Cela changera-t-il quelque chose au Brexit ? Rien d’essentiel a priori. Car, malgré sa rhétorique pseudo-radicale, le leader travailliste Jeremy Corbyn a d’ores et déjà annoncé que son parti ne ferait pas obstacle à cette procédure, au nom du respect de la volonté souveraine du peuple. Et tant pis pour les 72 % de l’électorat qui n’ont pas voté pour le Brexit lors du référendum du 23 juin dernier !
Néanmoins, ce jugement pourrait bien se révéler embarrassant pour May. Car, si elle est certaine d’obtenir le soutien du Parlement, cela pourrait bien être au prix d’amendements lui imposant une certaine transparence dans les négociations. Or c’est bien cela qu’elle voulait éviter, à la fois pour se protéger contre les surenchères xénophobes qui secouent toujours son propre parti et pour ne pas prêter le flanc aux critiques des partis d’opposition, tout en défendant les intérêts du capital britannique.
C’est justement pour ces raisons qu’à ce jour May s’est bien gardée de dévoiler ses intentions. Au point que l’hebdomadaire du monde des affaires The Economist lui a décerné le sobriquet de « Theresa Maybe » (maybe signifiant peut-être en anglais) et l’Oscar de l’indécision de l’année.
Sans doute la presse internationale a-t-elle voulu voir dans son discours de Davos du 17 janvier une prise de position en faveur d’un Brexit dur. Mais en réalité, comme dans tous ses discours précédents, on pouvait y trouver à peu près tout et son contraire. D’un côté, May a offert une lapalissade aux acharnés du Brexit en précisant que le fait de quitter l’UE impliquait de quitter son union douanière. De l’autre, elle a tenté de rassurer les adversaires du Brexit en affirmant son désir de voir l’UE prospérer. Enfin, pour calmer les inquiétudes des milieux d’affaires britanniques, elle s’est prononcée pour un « bon accord pour la Grande-Bretagne mais aussi pour l’UE ».
Tout cela est sans doute en grande partie de la langue de bois diplomatique. Mais pas seulement. D’abord parce que les ténors de la finance britannique, très présents à Davos, discutaient tout à fait ouvertement du transfert de dizaines de milliers d’emplois de Londres vers les capitales européennes, à titre de précaution. Mais aussi parce que, comme dans chacun de ses discours précédents, May a tenu à ajouter un couplet promettant de s’attaquer aux inégalités « inacceptables » qui existent en Grande-Bretagne, ou encore de remédier à la situation catastrophique de nombreux retraités.

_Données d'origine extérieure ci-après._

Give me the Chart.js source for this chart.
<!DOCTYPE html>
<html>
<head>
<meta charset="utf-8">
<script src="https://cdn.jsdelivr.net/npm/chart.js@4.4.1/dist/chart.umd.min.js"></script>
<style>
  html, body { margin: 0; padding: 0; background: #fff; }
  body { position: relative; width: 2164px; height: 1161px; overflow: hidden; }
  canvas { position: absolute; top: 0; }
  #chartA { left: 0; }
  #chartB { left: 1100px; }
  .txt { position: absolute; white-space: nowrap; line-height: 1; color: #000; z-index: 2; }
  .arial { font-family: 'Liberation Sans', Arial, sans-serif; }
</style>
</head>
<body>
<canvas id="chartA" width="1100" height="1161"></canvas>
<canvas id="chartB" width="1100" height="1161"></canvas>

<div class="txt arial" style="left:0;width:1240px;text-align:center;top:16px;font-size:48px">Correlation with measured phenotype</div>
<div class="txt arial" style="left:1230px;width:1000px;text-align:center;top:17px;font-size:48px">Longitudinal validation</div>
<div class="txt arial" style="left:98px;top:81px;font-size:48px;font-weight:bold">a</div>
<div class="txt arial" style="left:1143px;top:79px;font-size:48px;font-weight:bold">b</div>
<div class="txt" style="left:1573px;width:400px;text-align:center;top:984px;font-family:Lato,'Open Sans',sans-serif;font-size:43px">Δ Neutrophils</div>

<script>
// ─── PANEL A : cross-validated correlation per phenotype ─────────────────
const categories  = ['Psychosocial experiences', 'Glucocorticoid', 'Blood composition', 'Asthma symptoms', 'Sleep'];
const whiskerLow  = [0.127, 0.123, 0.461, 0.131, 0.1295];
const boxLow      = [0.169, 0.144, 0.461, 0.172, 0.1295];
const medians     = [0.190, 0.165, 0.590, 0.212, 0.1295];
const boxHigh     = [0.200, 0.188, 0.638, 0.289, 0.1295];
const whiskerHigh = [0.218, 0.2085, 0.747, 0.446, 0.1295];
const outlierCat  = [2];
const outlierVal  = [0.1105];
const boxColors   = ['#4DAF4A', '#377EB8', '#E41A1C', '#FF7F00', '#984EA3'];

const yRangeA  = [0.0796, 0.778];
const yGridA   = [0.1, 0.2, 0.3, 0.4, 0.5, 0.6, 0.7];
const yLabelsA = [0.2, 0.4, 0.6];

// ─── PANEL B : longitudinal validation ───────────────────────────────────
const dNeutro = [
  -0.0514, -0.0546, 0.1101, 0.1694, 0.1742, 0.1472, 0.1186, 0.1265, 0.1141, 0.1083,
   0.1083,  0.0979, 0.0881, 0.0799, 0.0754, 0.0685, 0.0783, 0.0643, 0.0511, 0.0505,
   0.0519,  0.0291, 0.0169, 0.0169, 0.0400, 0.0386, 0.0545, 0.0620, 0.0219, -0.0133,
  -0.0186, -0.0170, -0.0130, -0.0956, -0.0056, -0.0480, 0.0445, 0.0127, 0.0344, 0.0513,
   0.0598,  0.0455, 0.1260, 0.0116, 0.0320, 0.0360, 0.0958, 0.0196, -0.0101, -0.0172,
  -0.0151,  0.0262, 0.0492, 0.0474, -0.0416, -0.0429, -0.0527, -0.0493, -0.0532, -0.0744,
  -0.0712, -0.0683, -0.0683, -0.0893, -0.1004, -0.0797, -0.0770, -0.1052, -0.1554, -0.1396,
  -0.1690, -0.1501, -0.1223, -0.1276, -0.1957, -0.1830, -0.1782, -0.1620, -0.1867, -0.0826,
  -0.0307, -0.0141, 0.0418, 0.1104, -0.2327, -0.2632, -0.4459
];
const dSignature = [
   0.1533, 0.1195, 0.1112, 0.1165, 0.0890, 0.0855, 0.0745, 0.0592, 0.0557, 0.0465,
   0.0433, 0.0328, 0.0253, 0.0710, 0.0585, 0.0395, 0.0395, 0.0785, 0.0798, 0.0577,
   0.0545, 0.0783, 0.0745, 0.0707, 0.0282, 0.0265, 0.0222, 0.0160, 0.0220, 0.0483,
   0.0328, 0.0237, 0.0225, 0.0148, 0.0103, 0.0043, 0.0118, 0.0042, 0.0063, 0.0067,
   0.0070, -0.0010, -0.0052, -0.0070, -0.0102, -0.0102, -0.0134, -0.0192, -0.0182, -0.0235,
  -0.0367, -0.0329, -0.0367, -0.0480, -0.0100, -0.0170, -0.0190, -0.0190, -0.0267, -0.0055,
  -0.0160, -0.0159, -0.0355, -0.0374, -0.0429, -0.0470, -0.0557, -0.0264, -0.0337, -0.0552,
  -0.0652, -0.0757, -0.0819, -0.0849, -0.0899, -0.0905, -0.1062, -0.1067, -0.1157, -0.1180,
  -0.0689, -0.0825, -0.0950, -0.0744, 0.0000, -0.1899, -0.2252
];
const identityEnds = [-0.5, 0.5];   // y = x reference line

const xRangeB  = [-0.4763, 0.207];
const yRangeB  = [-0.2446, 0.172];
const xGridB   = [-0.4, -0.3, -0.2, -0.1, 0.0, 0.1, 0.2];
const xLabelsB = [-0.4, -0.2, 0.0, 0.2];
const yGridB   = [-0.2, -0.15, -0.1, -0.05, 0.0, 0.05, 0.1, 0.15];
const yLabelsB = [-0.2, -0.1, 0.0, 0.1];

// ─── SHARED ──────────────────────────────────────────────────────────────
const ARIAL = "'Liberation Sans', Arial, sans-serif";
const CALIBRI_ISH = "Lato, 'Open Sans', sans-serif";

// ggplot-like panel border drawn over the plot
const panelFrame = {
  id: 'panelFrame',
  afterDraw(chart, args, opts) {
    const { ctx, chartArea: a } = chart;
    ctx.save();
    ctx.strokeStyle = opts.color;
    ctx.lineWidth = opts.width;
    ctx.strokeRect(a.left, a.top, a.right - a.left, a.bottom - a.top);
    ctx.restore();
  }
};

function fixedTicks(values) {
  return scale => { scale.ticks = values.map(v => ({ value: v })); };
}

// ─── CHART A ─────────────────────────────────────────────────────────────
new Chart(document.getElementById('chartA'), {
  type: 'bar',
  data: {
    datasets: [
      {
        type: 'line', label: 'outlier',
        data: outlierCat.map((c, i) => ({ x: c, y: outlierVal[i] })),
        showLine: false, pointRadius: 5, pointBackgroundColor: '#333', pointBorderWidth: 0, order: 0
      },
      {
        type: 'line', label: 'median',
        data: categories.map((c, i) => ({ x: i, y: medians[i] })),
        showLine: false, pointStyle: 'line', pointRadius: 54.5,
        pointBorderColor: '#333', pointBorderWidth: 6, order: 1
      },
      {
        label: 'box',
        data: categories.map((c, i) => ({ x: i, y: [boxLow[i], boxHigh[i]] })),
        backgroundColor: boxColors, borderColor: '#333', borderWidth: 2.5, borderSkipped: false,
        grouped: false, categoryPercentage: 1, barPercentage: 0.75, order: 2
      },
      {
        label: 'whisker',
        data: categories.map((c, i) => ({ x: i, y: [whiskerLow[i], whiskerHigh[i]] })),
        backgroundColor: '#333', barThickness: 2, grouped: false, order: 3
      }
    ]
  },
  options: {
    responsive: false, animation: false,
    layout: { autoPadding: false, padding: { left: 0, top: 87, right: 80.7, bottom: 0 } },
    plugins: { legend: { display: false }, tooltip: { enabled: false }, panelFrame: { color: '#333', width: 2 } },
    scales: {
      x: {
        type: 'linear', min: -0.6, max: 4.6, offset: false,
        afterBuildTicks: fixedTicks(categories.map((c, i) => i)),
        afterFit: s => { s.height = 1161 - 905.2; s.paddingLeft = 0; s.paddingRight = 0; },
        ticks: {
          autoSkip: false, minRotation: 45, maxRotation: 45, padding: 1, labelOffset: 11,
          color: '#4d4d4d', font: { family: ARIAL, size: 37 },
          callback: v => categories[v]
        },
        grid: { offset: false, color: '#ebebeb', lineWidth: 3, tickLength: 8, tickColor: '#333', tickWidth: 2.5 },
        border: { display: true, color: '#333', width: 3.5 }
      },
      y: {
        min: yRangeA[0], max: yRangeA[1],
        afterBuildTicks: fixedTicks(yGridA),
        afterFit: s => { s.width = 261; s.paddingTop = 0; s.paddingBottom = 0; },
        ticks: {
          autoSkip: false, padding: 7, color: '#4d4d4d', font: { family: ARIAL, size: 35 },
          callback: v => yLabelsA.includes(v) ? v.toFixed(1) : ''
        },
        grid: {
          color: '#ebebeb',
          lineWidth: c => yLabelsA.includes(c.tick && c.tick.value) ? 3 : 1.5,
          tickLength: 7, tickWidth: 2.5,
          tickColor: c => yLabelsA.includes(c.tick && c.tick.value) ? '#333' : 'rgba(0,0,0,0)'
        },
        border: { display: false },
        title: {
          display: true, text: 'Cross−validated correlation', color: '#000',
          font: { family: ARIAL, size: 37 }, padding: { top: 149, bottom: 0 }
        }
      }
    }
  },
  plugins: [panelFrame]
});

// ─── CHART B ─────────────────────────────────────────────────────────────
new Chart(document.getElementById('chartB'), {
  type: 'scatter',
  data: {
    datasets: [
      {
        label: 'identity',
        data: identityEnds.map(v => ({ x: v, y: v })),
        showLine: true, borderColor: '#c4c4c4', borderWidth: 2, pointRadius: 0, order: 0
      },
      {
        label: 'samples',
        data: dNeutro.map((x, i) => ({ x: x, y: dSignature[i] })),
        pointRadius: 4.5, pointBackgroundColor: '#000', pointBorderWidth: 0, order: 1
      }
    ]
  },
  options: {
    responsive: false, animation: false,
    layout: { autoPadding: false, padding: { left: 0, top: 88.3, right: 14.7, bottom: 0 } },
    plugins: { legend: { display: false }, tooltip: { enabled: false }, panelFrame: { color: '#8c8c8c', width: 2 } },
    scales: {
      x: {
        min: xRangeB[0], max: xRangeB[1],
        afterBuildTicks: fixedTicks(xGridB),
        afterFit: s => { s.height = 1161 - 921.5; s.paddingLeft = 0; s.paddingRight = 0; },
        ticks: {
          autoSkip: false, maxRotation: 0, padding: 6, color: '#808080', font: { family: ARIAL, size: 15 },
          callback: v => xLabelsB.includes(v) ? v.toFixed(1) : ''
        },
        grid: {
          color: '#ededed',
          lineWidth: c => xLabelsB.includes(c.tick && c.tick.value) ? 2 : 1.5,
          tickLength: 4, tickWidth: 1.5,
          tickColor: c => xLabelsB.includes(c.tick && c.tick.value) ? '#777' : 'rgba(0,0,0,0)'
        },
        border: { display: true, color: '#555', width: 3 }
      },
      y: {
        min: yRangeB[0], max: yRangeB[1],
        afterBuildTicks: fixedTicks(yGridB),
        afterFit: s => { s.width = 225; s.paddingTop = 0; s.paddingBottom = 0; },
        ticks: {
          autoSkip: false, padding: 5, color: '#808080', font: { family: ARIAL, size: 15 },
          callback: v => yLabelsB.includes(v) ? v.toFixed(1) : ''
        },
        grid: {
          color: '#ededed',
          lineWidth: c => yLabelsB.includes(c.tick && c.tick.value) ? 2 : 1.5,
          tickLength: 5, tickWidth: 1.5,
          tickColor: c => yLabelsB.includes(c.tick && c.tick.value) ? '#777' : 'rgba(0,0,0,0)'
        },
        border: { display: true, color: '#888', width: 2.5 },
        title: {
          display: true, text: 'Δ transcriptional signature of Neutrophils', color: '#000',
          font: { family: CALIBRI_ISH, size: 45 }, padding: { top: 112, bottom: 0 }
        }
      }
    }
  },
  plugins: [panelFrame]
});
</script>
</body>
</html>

Bien sûr, ces bonnes paroles adressées aux classes laborieuses ne sont que du vent. Mais elles cherchent à répondre à un mécontentement populaire qui pourrait bien finir par s’exprimer. Car l’ensemble du système de protection sociale continue à se dégrader du fait des réductions budgétaires, tandis que la pauvreté et la précarité du travail continuent à s’étendre. Comme seul dividende du Brexit, les classes populaires doivent se contenter des hausses de prix dans les supermarchés, du fait de la dégringolade du cours de la livre depuis juin dernier.
Et tout cela alors que, dans le même temps, les cours de la Bourse de Londres battent des records historiques. Pour une raison bien simple d’ailleurs : les 100 plus grandes entreprises qui constituent l’essentiel de la capitalisation de la Bourse réalisent plus des trois quarts de leur chiffre d’affaires en euros et en dollars. Du coup, leurs bénéfices exprimés en livres augmentent, en même temps que leurs dividendes : pour le seul troisième trimestre 2016, les dividendes versés ont augmenté de 2,5 milliards de livres par rapport à l’année précédente, soit une hausse de 10 % ! Pendant ce temps, les 20 % de foyers les plus pauvres ont toujours un revenu moyen inférieur à ce qu’il était en 2007.
Alors, oui, la classe ouvrière aurait toutes les raisons de se sentir flouée par les démagogues qui l’ont entraînée sur le chemin du Brexit et d’être révoltée par l’insolence avec laquelle les capitalistes tirent leur épingle du jeu. De même qu’elle aurait toutes les raisons de vouloir le leur faire payer, pour ne pas avoir à en faire les frais elle-même. On n’en n’est pas encore là, sans doute. Mais c’est certainement ce que l’on peut souhaiter.